SECOND MOYEN DE CASSATION :
Il est fait grief à l'arrêt confirmatif attaqué d'avoir condamné Madame Y... à rembourser à Monsieur X... la valeur de 23 SICAV achetés en 1993 ;
AUX MOTIFS, adoptés du jugement OU' il est démontré en l'occurrence que le compte personnel de Madame Josette Y... (Caisse d'Epargne n° 043268237.29) a reçu deux sommes le 7 septembre 1993, l'une de 40.000 F par l'effet d'un virement interne qui ne peut provenir que du compte livret A de Monsieur Jean-Pierre X..., l'autre de 30.700 F en provenance du compte joint des époux alimenté essentiellement par les salaires et indemnités du demandeur.

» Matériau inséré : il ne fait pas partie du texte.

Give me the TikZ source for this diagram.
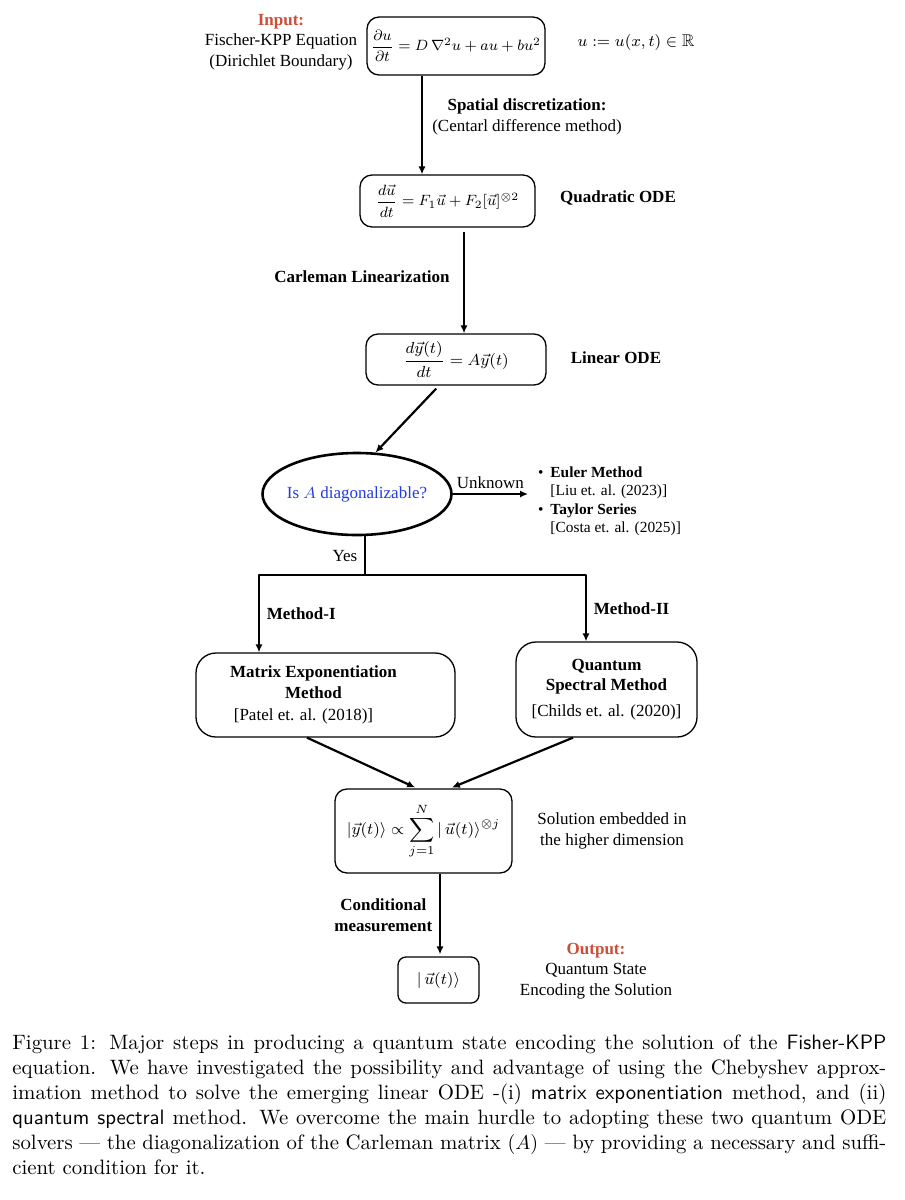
\documentclass[tikz,border=0pt]{standalone}
\usepackage{amsmath,amssymb}
\usepackage{graphicx}
\usepackage{fontspec}
\newfontfamily\figfont{Liberation Serif}
\usetikzlibrary{arrows.meta,shapes.geometric}
\definecolor{inputred}{RGB}{205,78,55}
\definecolor{askblue}{RGB}{35,60,225}

\begin{document}
\begin{tikzpicture}[x=0.5pt,y=-0.5pt,line join=round,>={Latex[length=4pt,width=3.6pt]},
        every node/.style={font=\figfont\fontsize{8.5}{10.2}\selectfont},
        box/.style={draw,line width=0.65pt,rounded corners=6pt,inner sep=0pt},
        arr/.style={->,line width=1.1pt}]
    \path[fill=white,use as bounding box] (0,0) rectangle (905,1200);
    % input and the two ODE forms
    \node[align=center] (inlbl) at (281,42) {\textcolor{inputred}{\textbf{Input:}}\\Fischer-KPP Equation\\(Dirichlet Boundary)};
    \node[box,minimum width=89pt,minimum height=29pt] (pde) at (456,46)
        {\scalebox{0.93}{$\dfrac{\partial u}{\partial t} = D\,\nabla^2 u + au + bu^2$}};
    \node (udef) at (636,42) {$u := u(x,t) \in \mathbb{R}$};
    \node[box,minimum width=87.5pt,minimum height=26pt] (quad) at (447.5,201)
        {\scalebox{0.93}{$\dfrac{d\vec{u}}{dt} = F_1\vec{u} + F_2[\vec{u}]^{\otimes 2}$}};
    \node (quadlbl) at (618,198) {\textbf{Quadratic ODE}};
    \node[box,minimum width=90pt,minimum height=25.5pt] (lin) at (456,359.5)
        {$\dfrac{d\vec{y}(t)}{dt} = A\vec{y}(t)$};
    \node (linlbl) at (616,358) {\textbf{Linear ODE}};
    \draw[arr] (422,0 |- pde.south) -- (422,0 |- quad.north);
    \node[align=center] (disc) at (527,117) {\textbf{Spatial discretization:}\\(Centarl difference method)};
    \draw[arr,shorten <=2pt] (464,0 |- quad.south) -- (464,0 |- lin.north);
    \node (carl) at (362,277) {\textbf{Carleman Linearization}};
    % decision
    \node[ellipse,draw,line width=1.3pt,minimum width=94.5pt,minimum height=41pt,inner xsep=-2pt,inner ysep=0pt,text=askblue]
        (ask) at (357,494) {Is $A$ diagonalizable?};
    \draw[arr,shorten <=2pt] (439,0 |- lin.south) -- (ask.66);
    \draw[arr] (ask.east) -- (528,0 |- ask.east) node[midway,above,inner sep=2pt] (unk) {Unknown};
    \node[anchor=west,font=\figfont\fontsize{7.7}{9.2}\selectfont] (alt) at (531,501.5) {%
        \begin{tabular}{@{}l@{\hspace{3.5pt}}l@{}}
            \textbullet & \textbf{Euler Method}\\
                        & [Liu et. al. (2023)]\\
            \textbullet & \textbf{Taylor Series}\\
                        & [Costa et. al. (2025)]
        \end{tabular}};
    \coordinate (split) at (365,575);
    \draw[line width=1.1pt] (365,0 |- ask.south) -- (split) node[midway,left] (yes) {Yes};
    % two solvers
    \node[box,rounded corners=10pt,minimum width=129.5pt,minimum height=42pt] (meI) at (325.5,695)
        {\begin{tabular}{@{}c@{}}\textbf{Matrix Exponentiation}\\\textbf{Method}\\[1pt]\hspace*{-10pt}[Patel et. al. (2018)]\end{tabular}\hspace*{12pt}};
    \node[box,rounded corners=10pt,minimum width=90.5pt,minimum height=47.5pt] (meII) at (606.5,689.5)
        {\begin{tabular}{@{}c@{}}\textbf{Quantum}\\\textbf{Spectral Method}\\[3pt][Childs et. al. (2020)]\end{tabular}};
    \draw[arr] (split) -| (259,0 |- meI.north) node[pos=0.75,right] (mIlbl) {\textbf{Method-I}};
    \draw[arr] (split) -| (586,0 |- meII.north) node[pos=0.75,right] (mIIlbl) {\textbf{Method-II}};
    % embedded solution and output
    \node[box,minimum width=88.5pt,minimum height=42pt] (res) at (423.5,831)
        {$|\vec{y}(t)\rangle \propto \displaystyle\sum_{j=1}^{N} |\,\vec{u}(t)\rangle^{\otimes j}$};
    \node[align=center] (reslbl) at (612,831) {Solution embedded in\\the higher dimension};
    \foreach \m/\xs/\xe in {meI/307/417, meII/573/450}{
        \draw[arr,shorten >=1pt] (\xs,0 |- \m.south) -- (\xe,0 |- res.north);
    }
    \node[box,rounded corners=4pt,minimum width=40.5pt,minimum height=23pt] (out) at (438.5,980)
        {$|\,\vec{u}(t)\rangle$};
    \draw[arr,shorten >=1pt] (440,0 |- res.south) -- (440,0 |- out.north)
        node[midway,left,align=center] (meas) {\textbf{Conditional}\\\textbf{measurement}};
    \node[align=center] (outlbl) at (596,971) {\textcolor{inputred}{\textbf{Output:}}\\Quantum State\\Encoding the Solution};
    % caption
    \node[anchor=north west,inner sep=0pt,text width=437pt,align=justify,font=\rmfamily\fontsize{10.4}{12.5}\selectfont]
        (cap) at (12,1034) {Figure 1: Major steps in producing a quantum state encoding the solution of the \textsf{Fisher-KPP}\linebreak
        equation. We have investigated the possibility and advantage of using the Chebyshev approx-\linebreak
        imation method to solve the emerging linear ODE -(i) \textsf{matrix exponentiation} method, and (ii)\linebreak
        \textsf{quantum spectral} method. We overcome the main hurdle to adopting these two quantum ODE\linebreak
        solvers --- the diagonalization of the Carleman matrix $(A)$ --- by providing a necessary and suffi-\linebreak
        cient condition for it.};
\end{tikzpicture}
\end{document}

Selon toute vraisemblance, ces sommes ont été consacrées à l'achat de vingt trois Sicav EC Cap, le 10 septembre 1993 pour un montant pratiquement équivalent de 70.394,72 F qu'il convient de différencier d'un autre achat de 22 Sicav de même nature réalisé le même jour pour un montant de 66.667,48 F qui peut être rapproché de la vente antérieure le 9 septembre 1993 de Sicav EC Mon. pour 66.325,50 F ; Qu'à défaut de disposer d'un écrit matérialisant un contrat de mandat, ces éléments de contexte illustrent néanmoins une relation certaine entre les fonds remis par Monsieur Jean-Pierre X... et l'achat concomitant des vingt-trois Sicav et établissent suffisamment la réalité d'un mandat verbal entre deux époux unis par un lien d'affection et d'estime qui devait conduire Madame Josette Y... à acquérir ces titres pour le compte de son époux en procédant le même jour à deux achats individualisés alors qu'il lui était tout autant loisible d'effectuer un seul achat comportant la totalité des titres acquis ;
ALORS, d'une part OUE, la Cour d'appel, qui n'a pas répondu au moyen déterminant de Madame Y... invoquant un don manuel des 23 SICAV achetées en 1993, a entaché sa décision d'un grave défaut de motifs, en violation de l'article 455 du nouveau Code de procédure civile ;
ALORS, d'autre part, OUE sous le régime de la séparation de biens, la propriété personnelle d'un bien résulte du titre d'acquisitions ans avoir égard à l'origine des fonds qui ont servi à son acquisition ; qu'en l'espèce, les SICAV ayant été acquises au nom de Madame Y..., la preuve de sa propriété personnelle était établie, de sorte que la Cour d'appel, en statuant comme elle l'a fait, a violé l'article 1538, al. 1 du Code civil par refus d'application.